Co by było, gdyby za kamerą "Gwiezdnych wojen" stanął Quentin Tarantino? Na to pytanie postanowili odpowiedzieć fani twórczości reżysera "Kill Billa" i "Django".
Na YouTube trafił trailer autorstwa Bobby'ego Burnsa, w którym sceny znane z kultowej sagi przemontowane zostały tak, by przypominały styl Tarantino. Jest więc trochę krwi, trochę westernu i kilka żartów. Chociaż brakuje przekleństw, zaproponowano obsadę, którą reżyser musiałby wybrać, gdyby naprawdę pracował nad sagą. Według autora wideo kreację Luke'a Skywalkera autor "Wściekłych psów" powierzyłby Steve'owi Buscemi, a Dartha Vadera - Samuelowi L. Jacksonowi. W pozostałych rolach internauta widzi Harveya Keitela, Tima Rotha i Umę Thurman.

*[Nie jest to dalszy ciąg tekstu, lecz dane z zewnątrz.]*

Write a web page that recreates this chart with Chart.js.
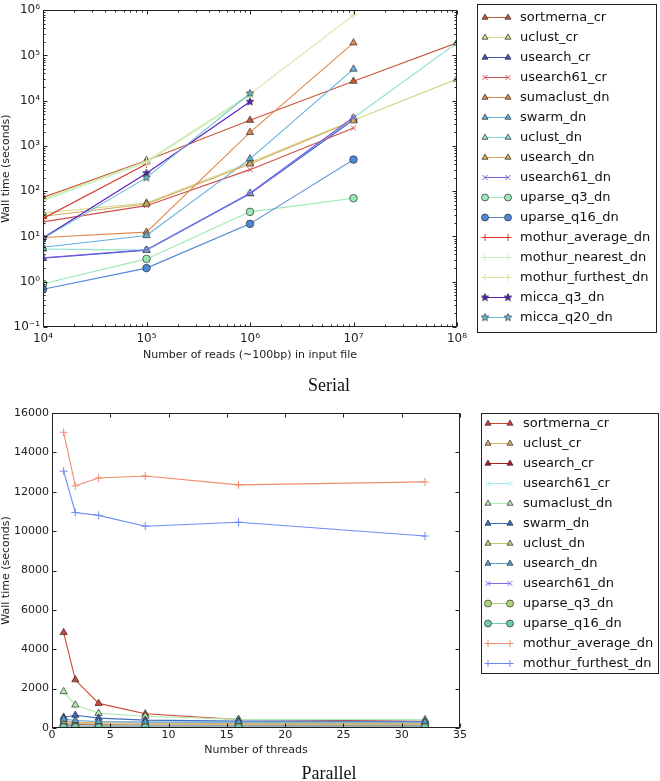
<!DOCTYPE html>
<html><head><meta charset="utf-8">
<script src="https://cdn.jsdelivr.net/npm/chart.js@4.4.1/dist/chart.umd.min.js"></script>
<style>
html,body{margin:0;padding:0;background:#fff;}
#wrap{position:relative;width:660px;height:781px;overflow:hidden;background:#fff;}
#c1{position:absolute;left:0;top:0;}
#c2{position:absolute;left:0;top:390px;}
.cap{position:absolute;font-family:"Liberation Serif",serif;font-size:18px;color:#111;transform:translate(-50%,-50%);white-space:nowrap;}
</style></head><body>
<div id="wrap">
<canvas id="c1" width="660" height="362"></canvas>
<canvas id="c2" width="660" height="391"></canvas>
<div class="cap" style="left:329px;top:385px">Serial</div>
<div class="cap" style="left:329px;top:773px">Parallel</div>
</div>
<script>
// ---------------- DATA: Serial ----------------
const serialReads = [1e4, 1e5, 1e6, 1e7, 1e8];
const serialXTicks = [1e4, 1e5, 1e6, 1e7, 1e8];
const serialYTicks = [1e-1, 1e0, 1e1, 1e2, 1e3, 1e4, 1e5, 1e6];
const ser_sortmerna_cr      = [73, 480, 3700, 27000, 190000];
const ser_uclust_cr         = [33, 55, 430, 3700, 30000];
const ser_usearch_cr        = [3.3, 5, 88, 3800, null];
const ser_usearch61_cr      = [21, 48, 300, 2500, null];
const ser_sumaclust_dn      = [9.5, 12.5, 2000, 190000, null];
const ser_swarm_dn          = [5.8, 10.5, 520, 50000, null];
const ser_uclust_dn         = [5.3, 5.0, 90, 4200, 190000];
const ser_usearch_dn        = [28, 52, 400, 3600, null];
const ser_usearch61_dn      = [3.4, 5.1, 90, 4300, null];
const ser_uparse_q3_dn      = [0.9, 3.2, 35, 70, null];
const ser_uparse_q16_dn     = [0.68, 2.0, 19, 500, null];
const ser_mothur_average_dn = [25, 400, null, null, null];
const ser_mothur_nearest_dn = [62, 430, 13000, null, null];
const ser_mothur_furthest_dn= [66, 460, 14000, 780000, null];
const ser_micca_q3_dn       = [9.3, 250, 9500, null, null];
const ser_micca_q20_dn      = [9.0, 200, 14500, null, null];

// ---------------- DATA: Parallel ----------------
const parThreads = [1, 2, 4, 8, 16, 32];
const parXTicks = [0, 5, 10, 15, 20, 25, 30, 35];
const parYTicks = [0, 2000, 4000, 6000, 8000, 10000, 12000, 14000, 16000];
const par_sortmerna_cr       = [4850, 2450, 1250, 720, 430, 340];
const par_uclust_cr          = [350, 290, 260, 240, 230, 230];
const par_usearch_cr         = [230, 180, 160, 150, 140, 140];
const par_usearch61_cr       = [150, 120, 100, 100, 100, 100];
const par_sumaclust_dn       = [1850, 1170, 750, 600, 440, 430];
const par_swarm_dn           = [550, 650, 500, 400, 350, 330];
const par_uclust_dn          = [280, 230, 200, 190, 180, 180];
const par_usearch_dn         = [450, 380, 330, 300, 300, 300];
const par_usearch61_dn       = [120, 100, 90, 90, 90, 90];
const par_uparse_q3_dn       = [60, 50, 45, 45, 45, 45];
const par_uparse_q16_dn      = [40, 35, 30, 30, 30, 30];
const par_mothur_average_dn  = [15020, 12300, 12700, 12800, 12350, 12500];
const par_mothur_furthest_dn = [13050, 10950, 10800, 10250, 10450, 9750];

// ---------------- STYLES ----------------
const serialSeries = [
  ['sortmerna_cr', ser_sortmerna_cr, '#c8583a', 'tri'],
  ['uclust_cr', ser_uclust_cr, '#d2d888', 'tri'],
  ['usearch_cr', ser_usearch_cr, '#3a56c8', 'tri'],
  ['usearch61_cr', ser_usearch61_cr, '#d0504a', 'x'],
  ['sumaclust_dn', ser_sumaclust_dn, '#e0894a', 'tri'],
  ['swarm_dn', ser_swarm_dn, '#62b0dc', 'tri'],
  ['uclust_dn', ser_uclust_dn, '#88e0d4', 'tri'],
  ['usearch_dn', ser_usearch_dn, '#d8aa5c', 'tri'],
  ['usearch61_dn', ser_usearch61_dn, '#7a5ae8', 'x'],
  ['uparse_q3_dn', ser_uparse_q3_dn, '#9ae8b4', 'o'],
  ['uparse_q16_dn', ser_uparse_q16_dn, '#4f86d8', 'o'],
  ['mothur_average_dn', ser_mothur_average_dn, '#d8342c', '+'],
  ['mothur_nearest_dn', ser_mothur_nearest_dn, '#c4f2c8', '+'],
  ['mothur_furthest_dn', ser_mothur_furthest_dn, '#cfe8a0', '+'],
  ['micca_q3_dn', ser_micca_q3_dn, '#5a1cc0', 'star'],
  ['micca_q20_dn', ser_micca_q20_dn, '#68bcd4', 'star']
];
const parallelSeries = [
  ['sortmerna_cr', par_sortmerna_cr, '#cc4632', 'tri'],
  ['uclust_cr', par_uclust_cr, '#d4b06a', 'tri'],
  ['usearch_cr', par_usearch_cr, '#b01e1e', 'tri'],
  ['usearch61_cr', par_usearch61_cr, '#a6ecec', 'x'],
  ['sumaclust_dn', par_sumaclust_dn, '#aeeaae', 'tri'],
  ['swarm_dn', par_swarm_dn, '#3e6ec4', 'tri'],
  ['uclust_dn', par_uclust_dn, '#c4c474', 'tri'],
  ['usearch_dn', par_usearch_dn, '#5a9ccc', 'tri'],
  ['usearch61_dn', par_usearch61_dn, '#7c6cf0', 'x'],
  ['uparse_q3_dn', par_uparse_q3_dn, '#b0d47a', 'o'],
  ['uparse_q16_dn', par_uparse_q16_dn, '#72cca8', 'o'],
  ['mothur_average_dn', par_mothur_average_dn, '#ee8c6c', '+'],
  ['mothur_furthest_dn', par_mothur_furthest_dn, '#6a8cf0', '+']
];

const FONT = '"DejaVu Sans", "Liberation Sans", sans-serif';
const EDGE = 'rgba(40,40,40,0.85)';

function makeStar(fill, size) {
  const c = document.createElement('canvas');
  c.width = size; c.height = size;
  const g = c.getContext('2d');
  const cx = size / 2, cy = size / 2, R = size / 2 - 1, r = R * 0.45;
  g.beginPath();
  for (let i = 0; i < 10; i++) {
    const ang = -Math.PI / 2 + i * Math.PI / 5;
    const rr = i % 2 === 0 ? R : r;
    const px = cx + rr * Math.cos(ang), py = cy + rr * Math.sin(ang);
    if (i === 0) g.moveTo(px, py); else g.lineTo(px, py);
  }
  g.closePath();
  g.fillStyle = fill; g.fill();
  g.strokeStyle = EDGE; g.lineWidth = 0.8; g.stroke();
  return c;
}

function styleFor(marker, color) {
  switch (marker) {
    case 'tri': return { pointStyle: 'triangle', pointRadius: 4.2, pointBackgroundColor: color, pointBorderColor: EDGE, pointBorderWidth: 0.8 };
    case 'o': return { pointStyle: 'circle', pointRadius: 3.8, pointBackgroundColor: color, pointBorderColor: EDGE, pointBorderWidth: 0.8 };
    case 'x': return { pointStyle: 'crossRot', pointRadius: 3.5, pointBackgroundColor: color, pointBorderColor: color, pointBorderWidth: 1 };
    case '+': return { pointStyle: 'cross', pointRadius: 4, pointBackgroundColor: color, pointBorderColor: color, pointBorderWidth: 1 };
    case 'star': return { pointStyle: makeStar(color, 10), pointRadius: 5, pointBackgroundColor: color, pointBorderColor: EDGE, pointBorderWidth: 0.8 };
  }
}

function buildDatasets(series, xs) {
  return series.map((s, i) => {
    const [label, vals, color, marker] = s;
    const data = xs.map((x, j) => ({ x: x, y: vals[j] })).filter(p => p.y !== null);
    return Object.assign({
      label, data, borderColor: color, backgroundColor: color, borderWidth: 1.1,
      fill: false, tension: 0, order: -i
    }, styleFor(marker, color));
  });
}

const sup = { '0':'⁰','1':'¹','2':'²','3':'³','4':'⁴','5':'⁵','6':'⁶','7':'⁷','8':'⁸','9':'⁹','-':'⁻' };
function pow10Label(v) {
  const e = String(Math.round(Math.log10(v)));
  return '10' + e.split('').map(ch => sup[ch]).join('');
}
function logMinors(min, max) {
  const out = [];
  for (let e = Math.floor(Math.log10(min)); e < Math.ceil(Math.log10(max)); e++) {
    for (let k = 2; k <= 9; k++) { const v = k * Math.pow(10, e); if (v > min && v < max) out.push(v); }
  }
  return out;
}

const frameTicks = {
  id: 'frameTicks',
  afterDatasetsDraw(chart, args, o) {
    const ctx = chart.ctx, a = chart.chartArea;
    const xs = chart.scales.x, ys = chart.scales.y;
    ctx.save();
    ctx.strokeStyle = '#222'; ctx.lineWidth = 1;
    const L = Math.round(a.left) + 0.5, R = Math.round(a.right) - 0.5;
    const T = Math.round(a.top) + 0.5, B = Math.round(a.bottom) - 0.5;
    ctx.beginPath();
    const tick = (vals, len, isX) => {
      vals.forEach(v => {
        if (isX) {
          const p = Math.round(xs.getPixelForValue(v)) + 0.5;
          ctx.moveTo(p, B); ctx.lineTo(p, B - len);
          ctx.moveTo(p, T); ctx.lineTo(p, T + len);
        } else {
          const p = Math.round(ys.getPixelForValue(v)) + 0.5;
          ctx.moveTo(L, p); ctx.lineTo(L + len, p);
          ctx.moveTo(R, p); ctx.lineTo(R - len, p);
        }
      });
    };
    tick(o.xMajor, 4, true); tick(o.yMajor, 4, false);
    tick(o.xMinor || [], 2, true); tick(o.yMinor || [], 2, false);
    ctx.stroke();
    ctx.strokeRect(L, T, R - L, B - T);
    ctx.restore();
  }
};

const boxLegend = {
  id: 'boxLegend',
  afterDraw(chart, args, o) {
    const ctx = chart.ctx;
    ctx.save();
    ctx.fillStyle = '#fff';
    ctx.fillRect(o.left, o.top, o.width, o.height);
    ctx.strokeStyle = '#222'; ctx.lineWidth = 1;
    ctx.strokeRect(o.left + 0.5, o.top + 0.5, o.width, o.height);
    ctx.font = o.fontSize + 'px ' + FONT;
    ctx.textBaseline = 'middle';
    chart.data.datasets.forEach((ds, i) => {
      const y = o.y0 + i * o.step;
      ctx.strokeStyle = ds.borderColor; ctx.lineWidth = 1;
      ctx.beginPath(); ctx.moveTo(o.x0, y + 0.5); ctx.lineTo(o.x1, y + 0.5); ctx.stroke();
      [o.x0, o.x1].forEach(x => {
        ctx.fillStyle = ds.pointBackgroundColor;
        ctx.strokeStyle = ds.pointBorderColor;
        ctx.lineWidth = ds.pointBorderWidth;
        Chart.helpers.drawPoint(ctx, { pointStyle: ds.pointStyle, radius: o.r, rotation: 0, borderWidth: ds.pointBorderWidth }, x, y + 0.5);
      });
      ctx.fillStyle = '#111';
      ctx.fillText(ds.label, o.textX, y + 1);
    });
    ctx.restore();
  }
};

const tickFontTop = { family: FONT, size: 12 };
const tickFont = { family: FONT, size: 11 };
const titleFont = { family: FONT, size: 11 };

new Chart(document.getElementById('c1'), {
  type: 'line',
  data: { datasets: buildDatasets(serialSeries, serialReads) },
  plugins: [frameTicks, boxLegend],
  options: {
    responsive: false, animation: false, devicePixelRatio: 1,
    layout: { padding: { top: 7, right: 203, left: 0, bottom: 0 } },
    plugins: {
      legend: { display: false }, tooltip: { enabled: false },
      frameTicks: { xMajor: serialXTicks, yMajor: serialYTicks, xMinor: logMinors(1e4, 1e8), yMinor: logMinors(1e-1, 1e6) },
      boxLegend: { left: 477, top: 4, width: 179, height: 328, y0: 17, step: 20, x0: 485, x1: 508, textX: 520, fontSize: 13, r: 3.5 }
    },
    scales: {
      x: {
        type: 'logarithmic', min: 1e4, max: 1e8,
        grid: { display: false, drawTicks: false }, border: { display: false },
        afterBuildTicks: s => { s.ticks = serialXTicks.map(v => ({ value: v })); },
        afterFit: s => { s.height = 35; },
        ticks: { callback: v => pow10Label(v), font: tickFontTop, color: '#222', padding: 5, maxRotation: 0, autoSkip: false },
        title: { display: true, text: 'Number of reads (~100bp) in input file', font: titleFont, color: '#222', padding: { top: 0, bottom: 0 } }
      },
      y: {
        type: 'logarithmic', min: 1e-1, max: 1e6,
        grid: { display: false, drawTicks: false }, border: { display: false },
        afterBuildTicks: s => { s.ticks = serialYTicks.map(v => ({ value: v })); },
        afterFit: s => { s.width = 43; },
        ticks: { callback: v => pow10Label(v), font: tickFontTop, color: '#222', padding: 3, autoSkip: false },
        title: { display: true, text: 'Wall time (seconds)', font: titleFont, color: '#222', padding: { top: 0, bottom: 0 } }
      }
    }
  }
});

new Chart(document.getElementById('c2'), {
  type: 'line',
  data: { datasets: buildDatasets(parallelSeries, parThreads) },
  plugins: [frameTicks, boxLegend],
  options: {
    responsive: false, animation: false, devicePixelRatio: 1,
    layout: { padding: { top: 23, right: 200, left: 0, bottom: 23 } },
    plugins: {
      legend: { display: false }, tooltip: { enabled: false },
      frameTicks: { xMajor: parXTicks, yMajor: parYTicks },
      boxLegend: { left: 481, top: 23, width: 177, height: 260, y0: 33, step: 20, x0: 488, x1: 510, textX: 523, fontSize: 13, r: 3.5 }
    },
    scales: {
      x: {
        type: 'linear', min: 0, max: 35,
        grid: { display: false, drawTicks: false }, border: { display: false },
        afterBuildTicks: s => { s.ticks = parXTicks.map(v => ({ value: v })); },
        afterFit: s => { s.height = 30; },
        ticks: { font: tickFont, color: '#222', padding: 1, maxRotation: 0, autoSkip: false },
        title: { display: true, text: 'Number of threads', font: titleFont, color: '#222', padding: { top: 0, bottom: 1 } }
      },
      y: {
        type: 'linear', min: 0, max: 16000,
        grid: { display: false, drawTicks: false }, border: { display: false },
        afterBuildTicks: s => { s.ticks = parYTicks.map(v => ({ value: v })); },
        afterFit: s => { s.width = 52; },
        ticks: { callback: v => String(v), font: tickFont, color: '#222', padding: 3, autoSkip: false },
        title: { display: true, text: 'Wall time (seconds)', font: titleFont, color: '#222', padding: { top: 0, bottom: 0 } }
      }
    }
  }
});
</script>
</body></html>
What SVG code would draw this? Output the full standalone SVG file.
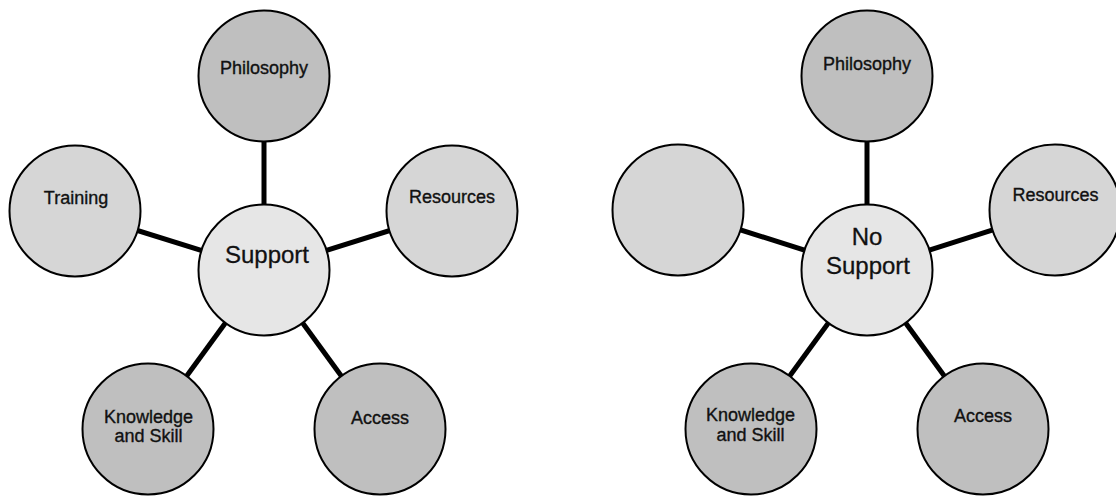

Wideo z "Gwiezdnymi wojnami" według Tarantino zobaczyć można poniżej:
Przypomnijmy, że za prace nad nowym filmem z sagi - "Star Wars Episode VII" - odpowiada J.J. Abrams. Na ekranie wystąpią Harrison Ford, Carrie Fisher, Mark Hamill, Anthony Daniels, Peter Mayhew oraz Kenny Baker, a także Adam Driver, John Boyega, Daisy Ridley, Oscar Isaac, Andy Serkis, Domhnall Gleeson i Max von Sydow. Premierę zaplanowano na 18 grudnia 2015 roku.
Sam Quentin Tarantino pracuje nad westernem "The Hateful Eight".